Oops to both of you!
It’s been a long day…
Thank you for clarifying about them NOT being rules, and I’ve always felt the number was intimidating but there are so many members who say, don’t worry about, that I don’t.
Thank you for your brief summary!
This time I had remembered to check it out
(along with mewn, i mewn, tu and inside) before asking. The only ‘rule’ that seemed to apply (for what I could understand) was being preceded by i. But they both were in the examples I had found so I was still confused
Yes - there are only 49 (or whatever) ‘rules’ if things like ‘SM after gan’ and ‘SM after neu’ count each as a separate ‘rule’, I suppose. Not helpful, I think - just hand out a list of all the words that cause SM (30-odd) and order everyone to learn them by 9.00 Monday morning or else. Simps!!
I think “i” does account for more than it’s fair share of soft mutations.

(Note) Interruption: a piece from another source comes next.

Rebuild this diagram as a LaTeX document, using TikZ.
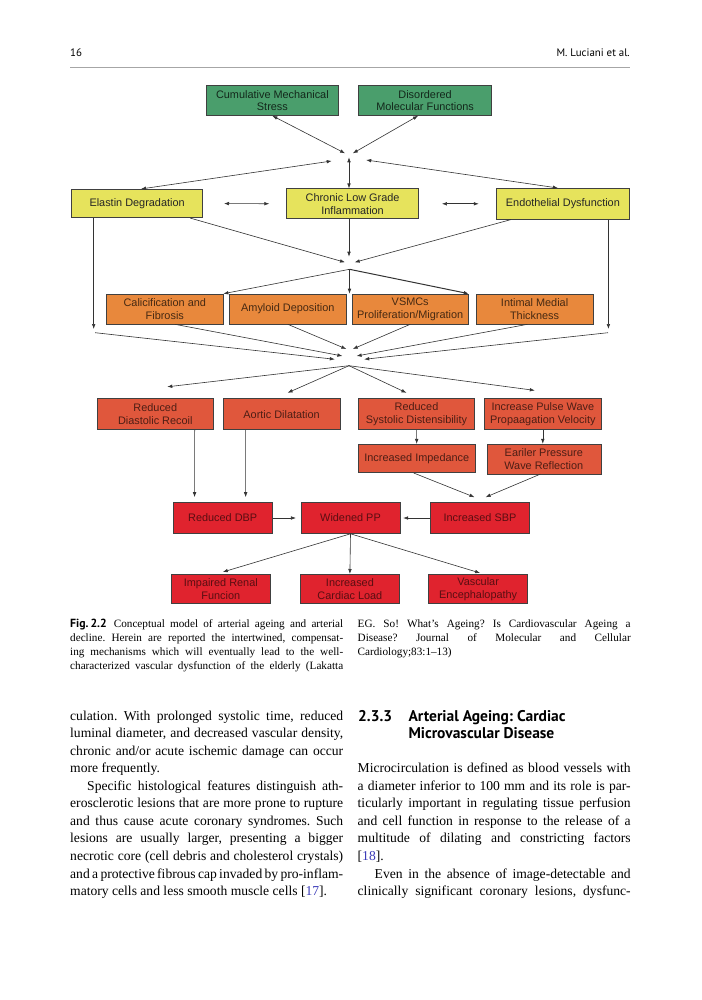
\documentclass[tikz,border=0pt]{standalone}
\usepackage{fontspec}
\setmainfont{Liberation Serif}
\newfontfamily\diagfont{Liberation Sans}
\newfontfamily\headfont{PT Sans}
\usepackage{xcolor}
\usetikzlibrary{arrows.meta}

\definecolor{boxgreen}{HTML}{4A9E6C}
\definecolor{boxyellow}{HTML}{E6E35C}
\definecolor{boxorange}{HTML}{E8883C}
\definecolor{boxred}{HTML}{E0573C}
\definecolor{boxcrimson}{HTML}{E0232E}
\definecolor{citeblue}{HTML}{3A3AB8}

\newcommand\jrow[1]{\hbox to\hsize{#1}}
\newcommand\erow[1]{\hbox{#1}}
\frenchspacing

\begin{document}
\begin{tikzpicture}[x=1pt, y=-1pt,
  block/.style={draw=black!75, line width=0.6pt, align=center, inner sep=1pt,
    font={\diagfont\fontsize{10.9}{12.7}\selectfont}},
  greenbox/.style={block, fill=boxgreen, text=boxgreen!25!black, minimum height=30pt},
  yellowbox/.style={block, fill=boxyellow, text=black!85, minimum height=30pt},
  orangebox/.style={block, fill=boxorange, text=boxorange!30!black, minimum width=116.5pt, minimum height=30pt},
  redbox/.style={block, fill=boxred, text=boxred!35!black, minimum width=116.5pt, minimum height=31pt},
  crimsonbox/.style={block, fill=boxcrimson, text=boxcrimson!40!black, minimum width=99.3pt, minimum height=30pt},
  arrow/.style={-{Latex[length=5pt,width=3.6pt]}, line width=0.6pt, draw=black!80},
  dbl/.style={{Latex[length=5pt,width=3.6pt]}-{Latex[length=5pt,width=3.6pt]}, line width=0.6pt, draw=black!80}
]
\fill[white] (0,0) rectangle (701,1000);
\useasboundingbox (0,0) rectangle (701,1000);

% running head
\node[anchor=base west, inner sep=0, font={\headfont\fontsize{10.9}{13}\selectfont}] (pagenum) at (70,57) {16};
\node[anchor=base east, inner sep=0, font={\headfont\fontsize{10.9}{13}\selectfont}] (runhead) at (630,57) {M. Luciani et al.};
\draw[gray!70, line width=1pt] (70,68) -- (630,68);

% top causes
\node[greenbox, minimum width=131.6pt] (stress) at (272.4,100.5) {Cumulative Mechanical\\Stress};
\node[greenbox, minimum width=133pt] (molecular) at (425.1,100.5) {Disordered\\Molecular Functions};

\node[yellowbox, minimum width=131.2pt, minimum height=28.5pt] (elastin) at (137.1,203.5) {Elastin Degradation};
\node[yellowbox, minimum width=132pt] (inflam) at (352.6,203.8) {Chronic Low Grade\\Inflammation};
\node[yellowbox, minimum width=132.3pt, minimum height=31pt] (endoth) at (562.9,203.8) {Endothelial Dysfunction};

% hub points
\coordinate (h1a) at (345.1,153.3);
\coordinate (h1b) at (352.8,153.3);
\coordinate (h1c) at (349,157.3);
\coordinate (h1d) at (331.7,161);
\coordinate (h1e) at (366.2,160);
\coordinate (h2a) at (345,262.3);
\coordinate (h2b) at (354.7,262.3);
\coordinate (h2c) at (349,256.7);
\coordinate (h2o) at (349.5,269.3);
\coordinate (lv) at (93.7,329);
\coordinate (rv) at (608.4,329);
\coordinate (lw) at (95.2,332.7);
\coordinate (rw) at (608,332.7);
\coordinate (h3a) at (334.8,359.3);
\coordinate (h3b) at (342.4,356);
\coordinate (h3c) at (346.3,349);
\coordinate (h3d) at (352.8,349);
\coordinate (h3e) at (356.6,356);
\coordinate (h3f) at (364.2,359.3);
\coordinate (h3o) at (349,365.7);

% vessel wall changes
\node[orangebox] (calcif) at (164.8,309) {Calicification and\\Fibrosis};
\node[orangebox] (amyloid) at (287.8,309) {Amyloid Deposition};
\node[orangebox] (vsmc) at (410.2,309) {VSMCs\\Proliferation/Migration};
\node[orangebox] (intimal) at (534.6,309) {Intimal Medial\\Thickness};

% haemodynamic changes
\node[redbox] (recoil) at (155.3,414.2) {Reduced\\Diastolic Recoil};
\node[redbox] (dilat) at (281.6,414.2) {Aortic Dilatation};
\node[redbox] (disten) at (416.5,414.2) {Reduced\\Systolic Distensibility};
\node[redbox] (pwv) at (542.8,414.2) {Increase Pulse Wave\\Propaagation Velocity};
\node[redbox, minimum height=28.5pt] (imped) at (416.8,458.5) {Increased Impedance};
\node[redbox, minimum width=114pt, minimum height=29.7pt] (reflect) at (543.8,459) {Eariler Pressure\\Wave Reflection};

\node[crimsonbox, minimum height=31pt] (dbp) at (222.7,518) {Reduced DBP};
\node[crimsonbox, minimum height=31pt] (pp) at (350.5,518) {Widened PP};
\node[crimsonbox, minimum height=31pt] (sbp) at (480,518) {Increased SBP};

\node[crimsonbox, minimum height=29.4pt] (renal) at (220.8,589) {Impaired Renal\\Funcion};
\node[crimsonbox, minimum height=29.4pt] (cardiac) at (349.9,589) {Increased\\Cardiac Load};
\node[crimsonbox, minimum height=29.4pt] (enceph) at (478.1,589) {Vascular\\Encephalopathy};

% connectors, first level
\draw[dbl] (stress.south) -- (h1a);
\draw[dbl] ([xshift=-7pt]molecular.south) -- (h1b);
\draw[dbl] (h1c) -- (h1c |- inflam.north);
\draw[dbl] (h1d) -- ([xshift=4pt]elastin.north);
\draw[dbl] (h1e) -- ([xshift=-5pt]endoth.north);
\draw[dbl, shorten <=21pt, shorten >=17pt] (elastin.east) -- (inflam.west);
\draw[dbl, shorten <=23pt, shorten >=17.7pt] (inflam.east) -- (endoth.west);

% connectors, second level
\draw[arrow] ([xshift=53pt]elastin.south) -- (h2a);
\draw[arrow] ([xshift=-52pt]endoth.south) -- (h2b);
\draw[arrow] (inflam.south -| h2c) -- (h2c);
\draw[arrow] (elastin.south -| lv) -- (lv);
\draw[arrow] (endoth.south -| rv) -- (rv);
\draw[arrow] (h2o) -- (calcif.north east);
\draw[arrow] (h2o) -- (h2o |- amyloid.north);
\draw[arrow, line width=1pt] (h2o) -- (vsmc.north east);

% connectors, third level
\draw[arrow] (lw) -- (h3a);
\draw[arrow] ([xshift=10pt]calcif.south) -- (h3b);
\draw[arrow] (amyloid.south) -- (h3c);
\draw[arrow] (vsmc.south) -- (h3d);
\draw[arrow] ([xshift=-7pt]intimal.south) -- (h3e);
\draw[arrow] (rw) -- (h3f);
\draw[arrow] (h3o) -- ([xshift=12pt,yshift=11.6pt]recoil.north);
\draw[arrow] (h3o) -- ([xshift=6pt,yshift=5.6pt]dilat.north);
\draw[arrow] (h3o) -- ([xshift=-10pt,yshift=5.6pt]disten.north);
\draw[arrow] (h3o) -- ([xshift=-8pt,yshift=8pt]pwv.north);

% connectors, pressure
\draw[arrow] (disten) -- (imped);
\draw[arrow] (pwv.south) -- (pwv.south |- reflect.north);
\draw[arrow] ([xshift=39.4pt]recoil.south) -- ([xshift=21.8pt,yshift=5pt]dbp.north west);
\draw[arrow] ([xshift=-36pt]dilat.south) -- ([xshift=72.9pt,yshift=5pt]dbp.north west);
\draw[arrow] ([xshift=-3pt]imped.south) -- ([xshift=-5.5pt,yshift=5pt]sbp.north);
\draw[arrow] ([xshift=-3.5pt]reflect.south) -- ([xshift=5.6pt,yshift=5pt]sbp.north);
\draw[arrow, shorten >=4.6pt] (dbp.east) -- (pp.west);
\draw[arrow, shorten >=2.7pt] (sbp.west) -- (pp.east);
\draw[arrow] (pp.south) -- ([xshift=2pt,yshift=2pt]renal.north);
\draw[arrow] (pp.south) -- (cardiac.north);
\draw[arrow] (pp.south) -- ([xshift=2pt,yshift=1pt]enceph.north);

% caption
\node[anchor=base west, inner sep=0] (capleft) at (70,627.5) {\vtop{\hsize=273pt
  \fontsize{11.2}{13.9}\selectfont
  \jrow{{\headfont\bfseries\fontsize{11.8}{13.9}\selectfont Fig.\,2.2}\hskip 7pt Conceptual model of arterial ageing and arterial}
  \jrow{decline. Herein are reported the intertwined, compensat-}
  \jrow{ing mechanisms which will eventually lead to the well-}
  \jrow{characterized vascular dysfunction of the elderly (Lakatta}}};
\node[anchor=base west, inner sep=0] (capright) at (357.5,627.5) {\vtop{\hsize=273pt
  \fontsize{11.2}{13.9}\selectfont
  \jrow{EG. So! What's Ageing? Is Cardiovascular Ageing a}
  \jrow{Disease? Journal of Molecular and Cellular}
  \erow{Cardiology;83:1--13)}}};

% body text
\node[anchor=base west, inner sep=0] (bodyleft) at (70,720) {\vtop{\hsize=273pt
  \fontsize{13.6}{17.56}\selectfont
  \jrow{culation. With prolonged systolic time, reduced}
  \jrow{luminal diameter, and decreased vascular density,}
  \jrow{chronic and/or acute ischemic damage can occur}
  \erow{more frequently.}
  \jrow{\hskip17pt Specific histological features distinguish ath-}
  \jrow{erosclerotic lesions that are more prone to rupture}
  \jrow{and thus cause acute coronary syndromes. Such}
  \jrow{lesions are usually larger, presenting a bigger}
  \jrow{necrotic core (cell debris and cholesterol crystals)}
  \jrow{and a protective fibrous cap invaded by pro-inflam-}
  \erow{matory cells and less smooth muscle cells [\textcolor{citeblue}{17}].}}};

\node[anchor=base west, inner sep=0, font={\headfont\bfseries\fontsize{15.5}{17.5}\selectfont}] (secnum) at (358,721) {2.3.3};
\node[anchor=base west, inner sep=0] (sectitle) at (408.3,721) {\vtop{\headfont\bfseries\fontsize{15.5}{17.5}\selectfont
  \erow{Arterial Ageing: Cardiac}
  \erow{Microvascular Disease}}};

\node[anchor=base west, inner sep=0] (bodyright) at (357.5,772.7) {\vtop{\hsize=273pt
  \fontsize{13.6}{17.56}\selectfont
  \jrow{Microcirculation is defined as blood vessels with}
  \jrow{a diameter inferior to 100 mm and its role is par-}
  \jrow{ticularly important in regulating tissue perfusion}
  \jrow{and cell function in response to the release of a}
  \jrow{multitude of dilating and constricting factors}
  \erow{[\textcolor{citeblue}{18}].}
  \jrow{\hskip17pt Even in the absence of image-detectable and}
  \jrow{clinically significant coronary lesions, dysfunc-}}};

\end{tikzpicture}
\end{document}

I remember being in a cafe in mid Wales (can’t remember the name of the place off the top of my head, lots of waterfalls and bridges) and after ordering beans on toast “heb menyn” among other things the lady repeated the order back to me and with a little deliberate glance up and a smirk said “heb fenyn”. I said “those darn soft mutations” and a younger girl behind the counter realed off this list … ‘am’, ‘ar’, ‘at’, dros’, ‘drwy’, ‘dan’, wrth’, ‘o’, ‘i’, ‘heb’, ‘tan’, ‘gan’ … without thinking saying that it was drilled into them at school from an early age. I really should learn it, and I will one day … one day.
No time like the present, @gruntius - and it will improve your Welsh no end, as well as making you feel wonderful!
C’mon - 30-odd little words…you can do it!!